» **What to do**: With the pictures left out, copy the listing below exactly.

» **Supplied information**:
[Begin]

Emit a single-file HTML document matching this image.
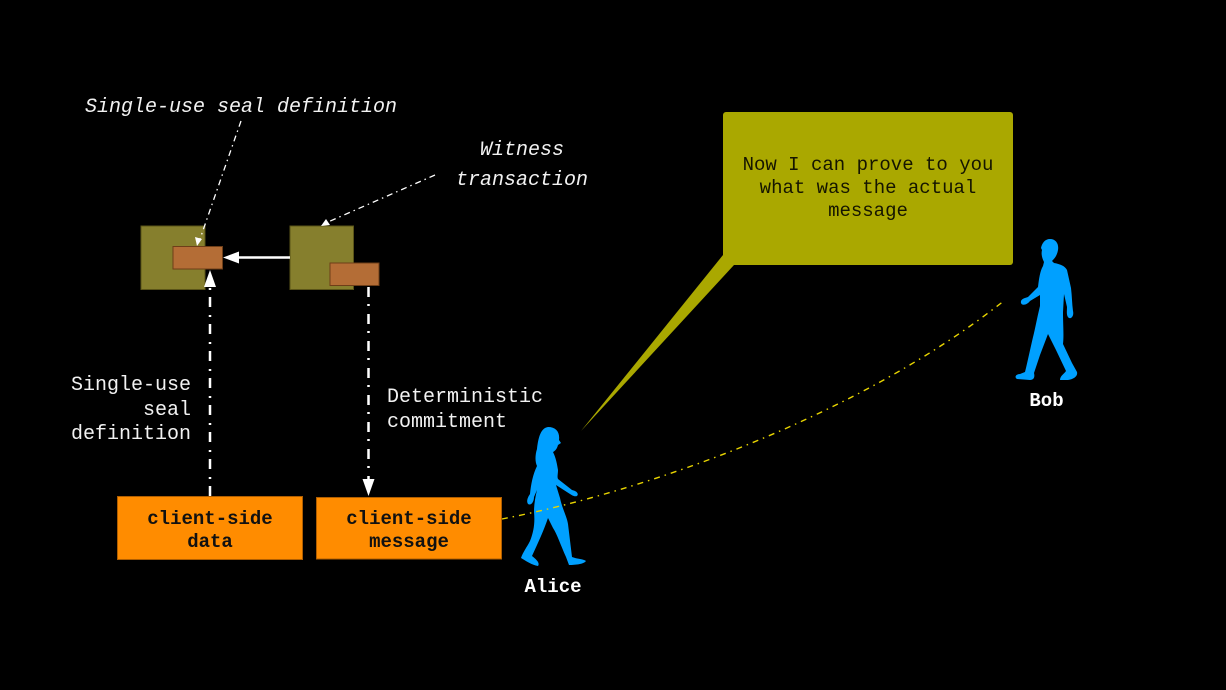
<!DOCTYPE html>
<html>
<head>
<meta charset="utf-8">
<style>
  html, body { margin: 0; padding: 0; background: #000; }
  body { width: 1226px; height: 690px; overflow: hidden; }
  svg { display: block; }
  text { font-family: "Liberation Mono", "DejaVu Sans Mono", monospace; }
</style>
</head>
<body>
<svg width="1226" height="690" viewBox="0 0 1226 690" xmlns="http://www.w3.org/2000/svg">
  <rect x="0" y="0" width="1226" height="690" fill="#000"/>

  <!-- Annotation texts (italic) -->
  <text x="241" y="112" font-size="20" font-style="italic" fill="#f2f2f2" text-anchor="middle">Single-use seal definition</text>
  <text x="522" y="155" font-size="20" font-style="italic" fill="#f2f2f2" text-anchor="middle">Witness</text>
  <text x="522" y="185" font-size="20" font-style="italic" fill="#f2f2f2" text-anchor="middle">transaction</text>

  <!-- small blocks -->
  <rect x="141" y="226" width="64" height="63.5" fill="#867f2d" stroke="#5a5418" stroke-width="1"/>
  <rect x="173" y="246.5" width="49.5" height="22.5" fill="#b46d36" stroke="#6e3e18" stroke-width="1"/>
  <rect x="290" y="226" width="63.5" height="63.5" fill="#867f2d" stroke="#5a5418" stroke-width="1"/>
  <rect x="330" y="263" width="49" height="22.5" fill="#b46d36" stroke="#6e3e18" stroke-width="1"/>

  <!-- annotation dash-dot leader lines (drawn over the blocks) -->
  <line x1="241" y1="121" x2="200" y2="239" stroke="#fff" stroke-width="1.3" stroke-dasharray="6,4,1.5,4"/>
  <polygon points="197,246 195,237 202,239" fill="#fff"/>
  <line x1="435" y1="175" x2="328" y2="222" stroke="#fff" stroke-width="1.3" stroke-dasharray="6,4,1.5,4"/>
  <polygon points="321,226 326,219 330,225" fill="#fff"/>

  <!-- horizontal arrow -->
  <line x1="290" y1="257.5" x2="236" y2="257.5" stroke="#fff" stroke-width="2.4"/>
  <polygon points="223,257.5 239,251.5 239,263.5" fill="#fff"/>

  <!-- up arrow (dash-dot) -->
  <line x1="210" y1="496" x2="210" y2="288" stroke="#fff" stroke-width="2.5" stroke-dasharray="10,7,2,8"/>
  <polygon points="210,270 204,287 216,287" fill="#fff"/>

  <!-- down arrow (dash-dot) -->
  <line x1="368.5" y1="287" x2="368.5" y2="480" stroke="#fff" stroke-width="2.5" stroke-dasharray="10,7,2,8"/>
  <polygon points="368.5,496 362.5,479 374.5,479" fill="#fff"/>

  <!-- side labels -->
  <text x="191" y="390" font-size="20" fill="#f2f2f2" text-anchor="end">Single-use</text>
  <text x="191" y="415" font-size="20" fill="#f2f2f2" text-anchor="end">seal</text>
  <text x="191" y="439" font-size="20" fill="#f2f2f2" text-anchor="end">definition</text>
  <text x="387" y="402" font-size="20" fill="#f2f2f2">Deterministic</text>
  <text x="387" y="427" font-size="20" fill="#f2f2f2">commitment</text>

  <!-- client-side boxes -->
  <rect x="117.5" y="496.5" width="185" height="63" fill="#ff8c00" stroke="#b05e00" stroke-width="1"/>
  <text x="210" y="524" font-size="19" font-weight="bold" fill="#111" text-anchor="middle">client-side</text>
  <text x="210" y="547" font-size="19" font-weight="bold" fill="#111" text-anchor="middle">data</text>
  <rect x="316.5" y="497.5" width="185" height="61.5" fill="#ff8c00" stroke="#b05e00" stroke-width="1"/>
  <text x="409" y="524" font-size="19" font-weight="bold" fill="#111" text-anchor="middle">client-side</text>
  <text x="409" y="547" font-size="19" font-weight="bold" fill="#111" text-anchor="middle">message</text>

  <!-- callout -->
  <polygon points="723,255 734,265 581,431" fill="#aaa800"/>
  <rect x="723" y="112" width="290" height="153" rx="3" ry="3" fill="#aaa800"/>
  <text x="868" y="170" font-size="19" fill="#151500" text-anchor="middle">Now I can prove to you</text>
  <text x="868" y="193" font-size="19" fill="#151500" text-anchor="middle">what was the actual</text>
  <text x="868" y="216" font-size="19" fill="#151500" text-anchor="middle">message</text>

  <!-- Alice figure -->
  <path fill="#00a0ff" d="M548,427 C556,427 560,432 559,440 L561,443 L558,445 C557,449 555,451 553,452 C556,458 557,464 558,470 C558,474 557,477 558,479 L572,490 C577,491 579,494 577,496 C574,497 572,495 570,494 L556,485 L560,498 C562,508 567,517 568,524 L572,557 C577,559 584,559 586,561 C584,564 576,565 569,565 L566,557 C561,546 557,534 553,528 L548,518 C544,530 538,543 532,556 C537,560 540,563 538,566 C532,565 526,561 521,558 C523,552 527,547 530,541 C534,531 535,522 534,512 C534,505 535,498 537,490 L534,497 C534,502 531,506 528,504 C526,501 528,497 530,494 C531,484 533,474 537,466 C535,462 535,455 537,449 C538,440 540,428 548,427 Z"/>
  <text x="553" y="592" font-size="19" font-weight="bold" fill="#fff" text-anchor="middle">Alice</text>

  <!-- Bob figure -->
  <path fill="#00a0ff" d="M1050,239 C1056,239 1059,244 1058,250 C1057,256 1054,259 1052,261 L1054,263 C1060,264 1065,266 1067,270 L1071,288 C1072,296 1072,304 1073,311 C1074,315 1072,319 1069,318 C1066,316 1067,311 1067,307 L1064,294 L1063,312 C1063,325 1064,335 1063,344 L1072,363 L1077,372 C1078,376 1074,379 1068,380 L1060,380 C1060,376 1064,374 1066,371 L1056,350 L1048,334 L1040,355 L1034,373 C1035,377 1034,380 1030,380 L1017,379 C1014,377 1016,374 1020,374 L1025,372 C1028,360 1031,345 1034,333 C1036,324 1038,314 1040,306 L1040,295 L1030,301 C1027,305 1022,306 1021,303 C1020,299 1025,298 1028,297 L1038,287 C1039,279 1040,271 1043,266 L1044,262 C1042,258 1041,254 1042,250 L1041,248 C1042,243 1045,239 1050,239 Z"/>
  <text x="1046.5" y="406" font-size="19" font-weight="bold" fill="#fff" text-anchor="middle">Bob</text>

  <!-- yellow dotted curve (drawn over Alice) -->
  <path d="M502,519 C650,490 860,415 1005,300" fill="none" stroke="#e8d400" stroke-width="1.4" stroke-dasharray="6,5,1.5,5"/>
</svg>
</body>
</html>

[End]

» **Correct answer**:
Emit a single-file HTML document matching this image.
<!DOCTYPE html>
<html>
<head>
<meta charset="utf-8">
<style>
  html, body { margin: 0; padding: 0; background: #000; }
  body { width: 1226px; height: 690px; overflow: hidden; }
  svg { display: block; }
  text { font-family: "Liberation Mono", "DejaVu Sans Mono", monospace; }
</style>
</head>
<body>
<svg width="1226" height="690" viewBox="0 0 1226 690" xmlns="http://www.w3.org/2000/svg">
  <rect x="0" y="0" width="1226" height="690" fill="#000"/>

  <!-- Annotation texts (italic) -->
  <text x="241" y="112" font-size="20" font-style="italic" fill="#f2f2f2" text-anchor="middle">Single-use seal definition</text>
  <text x="522" y="155" font-size="20" font-style="italic" fill="#f2f2f2" text-anchor="middle">Witness</text>
  <text x="522" y="185" font-size="20" font-style="italic" fill="#f2f2f2" text-anchor="middle">transaction</text>

  <!-- small blocks -->
  <rect x="141" y="226" width="64" height="63.5" fill="#867f2d" stroke="#5a5418" stroke-width="1"/>
  <rect x="173" y="246.5" width="49.5" height="22.5" fill="#b46d36" stroke="#6e3e18" stroke-width="1"/>
  <rect x="290" y="226" width="63.5" height="63.5" fill="#867f2d" stroke="#5a5418" stroke-width="1"/>
  <rect x="330" y="263" width="49" height="22.5" fill="#b46d36" stroke="#6e3e18" stroke-width="1"/>

  <!-- annotation dash-dot leader lines (drawn over the blocks) -->
  <line x1="241" y1="121" x2="200" y2="239" stroke="#fff" stroke-width="1.3" stroke-dasharray="6,4,1.5,4"/>
  <polygon points="197,246 195,237 202,239" fill="#fff"/>
  <line x1="435" y1="175" x2="328" y2="222" stroke="#fff" stroke-width="1.3" stroke-dasharray="6,4,1.5,4"/>
  <polygon points="321,226 326,219 330,225" fill="#fff"/>

  <!-- horizontal arrow -->
  <line x1="290" y1="257.5" x2="236" y2="257.5" stroke="#fff" stroke-width="2.4"/>
  <polygon points="223,257.5 239,251.5 239,263.5" fill="#fff"/>

  <!-- up arrow (dash-dot) -->
  <line x1="210" y1="496" x2="210" y2="288" stroke="#fff" stroke-width="2.5" stroke-dasharray="10,7,2,8"/>
  <polygon points="210,270 204,287 216,287" fill="#fff"/>

  <!-- down arrow (dash-dot) -->
  <line x1="368.5" y1="287" x2="368.5" y2="480" stroke="#fff" stroke-width="2.5" stroke-dasharray="10,7,2,8"/>
  <polygon points="368.5,496 362.5,479 374.5,479" fill="#fff"/>

  <!-- side labels -->
  <text x="191" y="390" font-size="20" fill="#f2f2f2" text-anchor="end">Single-use</text>
  <text x="191" y="415" font-size="20" fill="#f2f2f2" text-anchor="end">seal</text>
  <text x="191" y="439" font-size="20" fill="#f2f2f2" text-anchor="end">definition</text>
  <text x="387" y="402" font-size="20" fill="#f2f2f2">Deterministic</text>
  <text x="387" y="427" font-size="20" fill="#f2f2f2">commitment</text>

  <!-- client-side boxes -->
  <rect x="117.5" y="496.5" width="185" height="63" fill="#ff8c00" stroke="#b05e00" stroke-width="1"/>
  <text x="210" y="524" font-size="19" font-weight="bold" fill="#111" text-anchor="middle">client-side</text>
  <text x="210" y="547" font-size="19" font-weight="bold" fill="#111" text-anchor="middle">data</text>
  <rect x="316.5" y="497.5" width="185" height="61.5" fill="#ff8c00" stroke="#b05e00" stroke-width="1"/>
  <text x="409" y="524" font-size="19" font-weight="bold" fill="#111" text-anchor="middle">client-side</text>
  <text x="409" y="547" font-size="19" font-weight="bold" fill="#111" text-anchor="middle">message</text>

  <!-- callout -->
  <polygon points="723,255 734,265 581,431" fill="#aaa800"/>
  <rect x="723" y="112" width="290" height="153" rx="3" ry="3" fill="#aaa800"/>
  <text x="868" y="170" font-size="19" fill="#151500" text-anchor="middle">Now I can prove to you</text>
  <text x="868" y="193" font-size="19" fill="#151500" text-anchor="middle">what was the actual</text>
  <text x="868" y="216" font-size="19" fill="#151500" text-anchor="middle">message</text>

  <!-- Alice figure -->
  <path fill="#00a0ff" d="M548,427 C556,427 560,432 559,440 L561,443 L558,445 C557,449 555,451 553,452 C556,458 557,464 558,470 C558,474 557,477 558,479 L572,490 C577,491 579,494 577,496 C574,497 572,495 570,494 L556,485 L560,498 C562,508 567,517 568,524 L572,557 C577,559 584,559 586,561 C584,564 576,565 569,565 L566,557 C561,546 557,534 553,528 L548,518 C544,530 538,543 532,556 C537,560 540,563 538,566 C532,565 526,561 521,558 C523,552 527,547 530,541 C534,531 535,522 534,512 C534,505 535,498 537,490 L534,497 C534,502 531,506 528,504 C526,501 528,497 530,494 C531,484 533,474 537,466 C535,462 535,455 537,449 C538,440 540,428 548,427 Z"/>
  <text x="553" y="592" font-size="19" font-weight="bold" fill="#fff" text-anchor="middle">Alice</text>

  <!-- Bob figure -->
  <path fill="#00a0ff" d="M1050,239 C1056,239 1059,244 1058,250 C1057,256 1054,259 1052,261 L1054,263 C1060,264 1065,266 1067,270 L1071,288 C1072,296 1072,304 1073,311 C1074,315 1072,319 1069,318 C1066,316 1067,311 1067,307 L1064,294 L1063,312 C1063,325 1064,335 1063,344 L1072,363 L1077,372 C1078,376 1074,379 1068,380 L1060,380 C1060,376 1064,374 1066,371 L1056,350 L1048,334 L1040,355 L1034,373 C1035,377 1034,380 1030,380 L1017,379 C1014,377 1016,374 1020,374 L1025,372 C1028,360 1031,345 1034,333 C1036,324 1038,314 1040,306 L1040,295 L1030,301 C1027,305 1022,306 1021,303 C1020,299 1025,298 1028,297 L1038,287 C1039,279 1040,271 1043,266 L1044,262 C1042,258 1041,254 1042,250 L1041,248 C1042,243 1045,239 1050,239 Z"/>
  <text x="1046.5" y="406" font-size="19" font-weight="bold" fill="#fff" text-anchor="middle">Bob</text>

  <!-- yellow dotted curve (drawn over Alice) -->
  <path d="M502,519 C650,490 860,415 1005,300" fill="none" stroke="#e8d400" stroke-width="1.4" stroke-dasharray="6,5,1.5,5"/>
</svg>
</body>
</html>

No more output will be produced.